Select lines where the word "this" appears.
-- Begin Information given --
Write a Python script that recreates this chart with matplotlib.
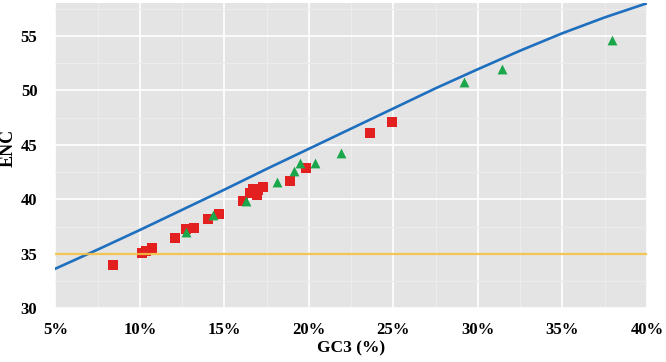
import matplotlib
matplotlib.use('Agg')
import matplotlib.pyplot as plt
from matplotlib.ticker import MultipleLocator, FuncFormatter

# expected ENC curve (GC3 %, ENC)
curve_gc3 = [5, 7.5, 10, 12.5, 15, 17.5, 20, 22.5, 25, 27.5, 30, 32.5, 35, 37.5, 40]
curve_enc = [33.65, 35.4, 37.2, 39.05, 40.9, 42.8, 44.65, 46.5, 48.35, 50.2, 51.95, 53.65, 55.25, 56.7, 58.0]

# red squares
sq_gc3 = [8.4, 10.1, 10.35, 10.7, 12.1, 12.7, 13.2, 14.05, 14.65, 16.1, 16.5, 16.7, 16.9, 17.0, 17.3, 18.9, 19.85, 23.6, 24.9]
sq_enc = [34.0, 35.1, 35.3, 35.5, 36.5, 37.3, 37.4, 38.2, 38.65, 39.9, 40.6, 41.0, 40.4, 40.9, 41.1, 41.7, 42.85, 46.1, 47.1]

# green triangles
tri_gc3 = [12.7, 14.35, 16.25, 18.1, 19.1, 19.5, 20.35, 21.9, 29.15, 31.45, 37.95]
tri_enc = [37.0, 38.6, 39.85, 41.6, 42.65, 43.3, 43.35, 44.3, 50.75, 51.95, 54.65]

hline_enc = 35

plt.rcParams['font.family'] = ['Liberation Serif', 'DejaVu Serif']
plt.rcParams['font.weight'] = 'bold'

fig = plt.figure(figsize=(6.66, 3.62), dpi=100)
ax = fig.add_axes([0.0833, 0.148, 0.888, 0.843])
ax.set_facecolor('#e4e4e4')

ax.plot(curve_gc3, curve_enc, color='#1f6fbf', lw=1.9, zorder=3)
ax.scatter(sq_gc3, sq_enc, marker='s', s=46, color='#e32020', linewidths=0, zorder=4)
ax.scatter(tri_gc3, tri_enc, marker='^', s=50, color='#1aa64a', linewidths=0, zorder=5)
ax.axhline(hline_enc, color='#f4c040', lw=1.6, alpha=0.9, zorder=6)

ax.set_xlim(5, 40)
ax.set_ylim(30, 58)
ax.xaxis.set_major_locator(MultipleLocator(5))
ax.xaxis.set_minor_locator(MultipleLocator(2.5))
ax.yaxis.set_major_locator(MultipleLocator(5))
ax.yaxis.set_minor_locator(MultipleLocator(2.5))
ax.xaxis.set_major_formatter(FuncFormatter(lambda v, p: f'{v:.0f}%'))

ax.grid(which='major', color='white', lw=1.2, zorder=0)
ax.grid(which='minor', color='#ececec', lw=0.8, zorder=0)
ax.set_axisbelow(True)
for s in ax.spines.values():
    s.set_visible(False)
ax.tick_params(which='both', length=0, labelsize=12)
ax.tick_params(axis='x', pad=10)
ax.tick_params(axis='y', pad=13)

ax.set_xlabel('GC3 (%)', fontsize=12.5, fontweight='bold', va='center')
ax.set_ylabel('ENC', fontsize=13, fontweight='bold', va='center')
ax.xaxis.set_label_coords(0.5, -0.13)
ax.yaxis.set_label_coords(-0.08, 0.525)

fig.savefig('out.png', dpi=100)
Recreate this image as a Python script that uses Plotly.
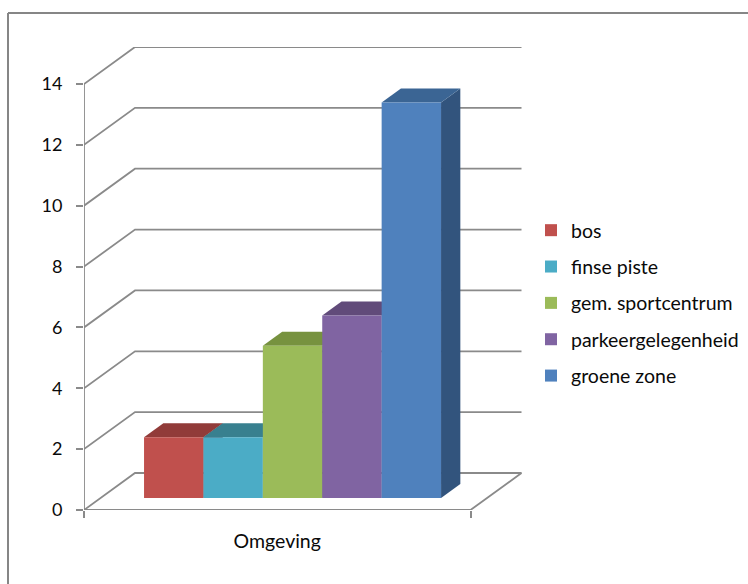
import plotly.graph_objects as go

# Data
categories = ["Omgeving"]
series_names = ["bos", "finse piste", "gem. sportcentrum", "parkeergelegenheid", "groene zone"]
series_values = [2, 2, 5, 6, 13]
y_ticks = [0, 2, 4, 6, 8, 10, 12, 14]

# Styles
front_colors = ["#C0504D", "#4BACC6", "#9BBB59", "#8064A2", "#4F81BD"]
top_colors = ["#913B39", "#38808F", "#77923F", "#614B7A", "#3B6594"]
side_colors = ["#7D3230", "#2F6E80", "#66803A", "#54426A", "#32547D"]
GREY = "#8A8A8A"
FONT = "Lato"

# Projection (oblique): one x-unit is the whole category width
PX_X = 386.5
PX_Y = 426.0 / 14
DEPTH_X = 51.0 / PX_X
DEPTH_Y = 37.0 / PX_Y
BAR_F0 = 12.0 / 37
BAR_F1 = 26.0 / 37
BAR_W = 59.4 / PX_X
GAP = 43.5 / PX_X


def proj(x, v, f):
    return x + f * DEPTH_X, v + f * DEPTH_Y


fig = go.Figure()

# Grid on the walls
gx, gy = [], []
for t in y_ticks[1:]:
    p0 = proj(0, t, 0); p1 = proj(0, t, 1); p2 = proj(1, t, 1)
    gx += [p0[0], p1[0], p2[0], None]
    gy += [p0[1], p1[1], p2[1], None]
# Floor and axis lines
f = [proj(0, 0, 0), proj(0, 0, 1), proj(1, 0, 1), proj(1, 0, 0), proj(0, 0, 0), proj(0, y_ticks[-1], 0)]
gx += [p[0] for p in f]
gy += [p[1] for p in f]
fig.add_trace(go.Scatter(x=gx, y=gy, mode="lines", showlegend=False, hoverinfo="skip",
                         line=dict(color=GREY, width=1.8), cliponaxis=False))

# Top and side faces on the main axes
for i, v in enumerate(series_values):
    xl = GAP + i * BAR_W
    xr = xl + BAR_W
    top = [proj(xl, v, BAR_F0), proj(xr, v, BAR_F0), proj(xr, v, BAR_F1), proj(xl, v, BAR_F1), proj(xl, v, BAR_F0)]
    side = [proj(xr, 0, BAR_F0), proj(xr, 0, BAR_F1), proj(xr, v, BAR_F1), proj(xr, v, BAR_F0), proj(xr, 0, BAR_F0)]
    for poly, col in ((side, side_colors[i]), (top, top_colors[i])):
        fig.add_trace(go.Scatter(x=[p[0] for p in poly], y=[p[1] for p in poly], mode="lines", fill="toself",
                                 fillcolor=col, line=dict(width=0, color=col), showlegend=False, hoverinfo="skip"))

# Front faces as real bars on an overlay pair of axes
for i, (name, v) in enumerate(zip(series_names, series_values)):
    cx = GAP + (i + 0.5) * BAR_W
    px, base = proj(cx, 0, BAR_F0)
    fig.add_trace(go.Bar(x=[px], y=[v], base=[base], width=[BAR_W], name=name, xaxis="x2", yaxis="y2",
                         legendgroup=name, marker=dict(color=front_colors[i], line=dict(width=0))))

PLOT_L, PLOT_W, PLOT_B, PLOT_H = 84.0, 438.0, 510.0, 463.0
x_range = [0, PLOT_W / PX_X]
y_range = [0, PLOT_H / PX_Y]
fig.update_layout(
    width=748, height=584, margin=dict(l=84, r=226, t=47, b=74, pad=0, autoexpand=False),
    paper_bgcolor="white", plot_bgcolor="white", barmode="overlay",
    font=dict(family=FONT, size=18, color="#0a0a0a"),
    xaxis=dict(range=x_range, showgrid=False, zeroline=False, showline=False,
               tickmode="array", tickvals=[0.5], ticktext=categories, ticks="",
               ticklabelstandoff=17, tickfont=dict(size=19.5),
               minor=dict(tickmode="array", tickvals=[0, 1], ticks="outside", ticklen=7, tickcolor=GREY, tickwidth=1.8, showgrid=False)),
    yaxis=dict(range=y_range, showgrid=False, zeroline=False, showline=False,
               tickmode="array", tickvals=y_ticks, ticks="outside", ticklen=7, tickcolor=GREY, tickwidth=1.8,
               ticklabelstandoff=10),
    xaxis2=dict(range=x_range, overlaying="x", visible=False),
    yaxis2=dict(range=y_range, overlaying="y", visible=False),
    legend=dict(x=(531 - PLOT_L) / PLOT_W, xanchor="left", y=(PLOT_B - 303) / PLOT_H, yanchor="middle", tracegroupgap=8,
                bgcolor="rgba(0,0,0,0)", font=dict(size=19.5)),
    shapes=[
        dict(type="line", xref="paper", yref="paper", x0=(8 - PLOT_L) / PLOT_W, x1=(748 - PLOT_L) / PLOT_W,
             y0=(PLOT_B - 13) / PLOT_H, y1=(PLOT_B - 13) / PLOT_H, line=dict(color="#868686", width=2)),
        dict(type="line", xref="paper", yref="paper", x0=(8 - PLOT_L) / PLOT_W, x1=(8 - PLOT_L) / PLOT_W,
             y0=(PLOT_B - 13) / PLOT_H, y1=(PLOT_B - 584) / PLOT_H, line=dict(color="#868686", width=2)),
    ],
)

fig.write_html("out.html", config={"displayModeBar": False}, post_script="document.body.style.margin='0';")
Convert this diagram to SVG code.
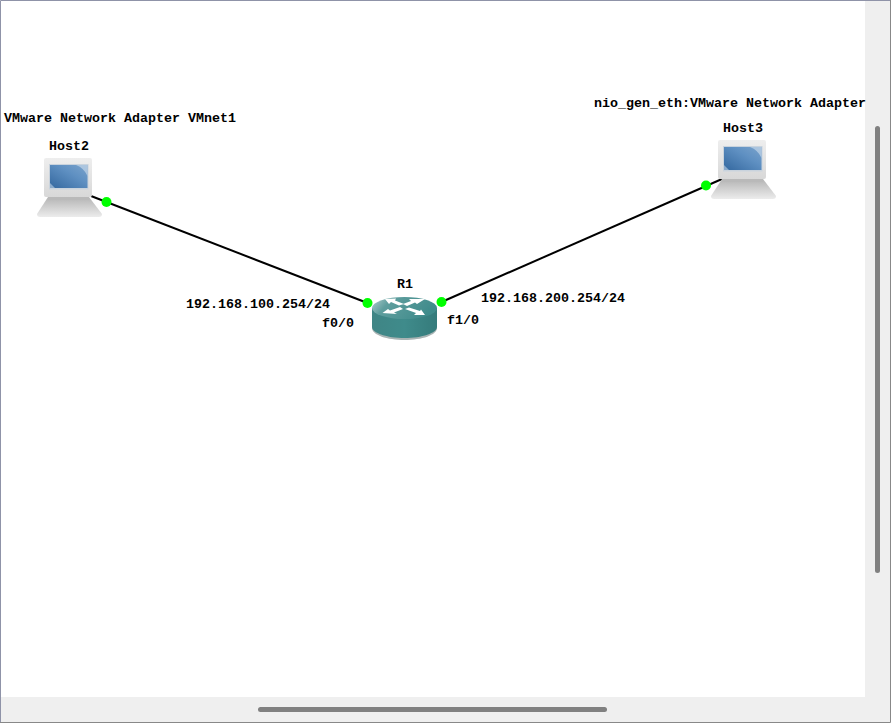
-- End Information given --
→ Correct output
Write a Python script that recreates this chart with matplotlib.
Recreate this image as a Python script that uses Plotly.
Convert this diagram to SVG code.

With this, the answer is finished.